Une page de l’Histoire se tourne. Rudolf Brazda s’est éteint mercredi en Alsace, à l’âge de 98 ans. Il était le dernier survivant des "Triangles roses", persécutés par les nazis. Le crime de ces quelque 10.000 déportés : ils étaient homosexuels. Rudolf Brazda avait survécu à 32 mois passés au camp de concentration de Buchenwald, au centre de l’Allemagne.
Ceux qui l’ont côtoyé à la maison de retraite de Bantzenheim, dans le Haut-Rhin, où il est décédé, décrivent un homme secret, discret mais attachant. Né en 1913 en Saxe dans une famille tchèque, il voit son homosexualité comme une "disposition naturelle". Ce qui lui vaut des problèmes dès 1937, quand il est condamné à six mois de prison pour "débauche entre hommes". Expulsé d’Allemagne, il part ensuite en Tchécoslovaquie. Il est alors condamné une seconde fois pour le même motif, à quatorze mois de détention.
Aidé par un kapo
Une fois sa peine purgée, il est déporté. Rudolf Brazda est en effet considéré comme un récidiviste. Il arrive à Buchenwald le 8 août 1942 et n’en sort qu’à la libération du camp par les Américains en avril 1945. 32 mois durant lesquels il est témoin des sévices endurés par les détenus.
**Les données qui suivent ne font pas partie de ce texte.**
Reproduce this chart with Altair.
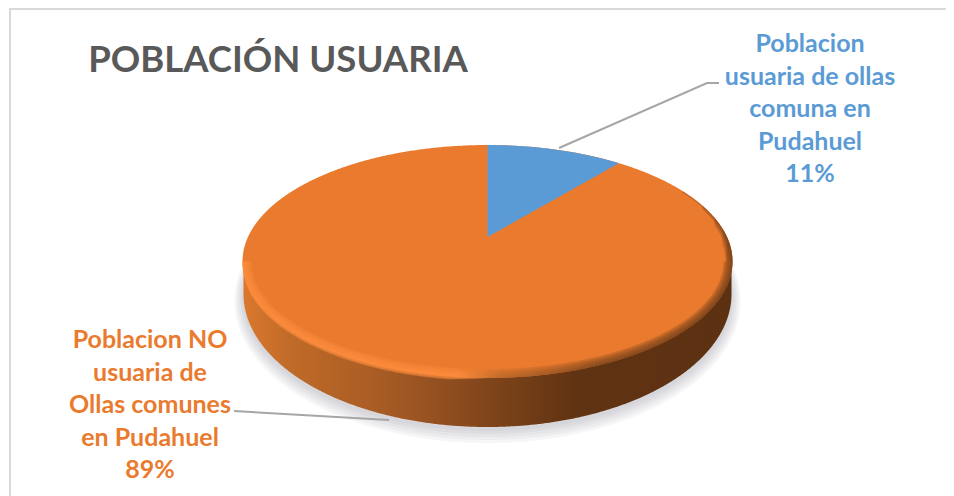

Sa survie, il la doit à "un peu plus de chance que les autres". Et à un kapo qui le cache dans la porcherie au moment des marches forcées lors de l’évacuation du camp par les SS en avril 1945, selon l’association les « Oublié-e-s » de la Mémoire. Libéré, il décide de ne pas retourner en Allemagne et s’installe en Alsace. Le drame des déportés pour homosexualité reste méconnu jusqu’aux années 80. Rudolf Brazda, lui, ne dévoile pas le motif de sa déportation.
Chevalier de la Légion d’honneur
Il ne sort du silence qu’en 2008, quand l’Allemagne, qui inaugure un monument en hommage aux Triangles roses, explique qu’il ne reste plus aucun témoin vivant du drame. Il est alors invité à Berlin, où il dépose une fleur au pied du mémorial en présence du maire de la ville. En 2010, il publie un livre relatant son expérience, Itinéraire d’un Triangle rose. Il participe également à des interventions dans les établissements scolaires.
En avril, l’ancien déporté est fait Chevalier de la Légion d’honneur. Quatre mois plus tard, il s’est éteint "paisiblement" dans son sommeil. Ses obsèques auront lieu lundi à Mulhouse. Conformément à son souhait, ses cendres seront déposées auprès de celles de son compagnon, décédé en 2003.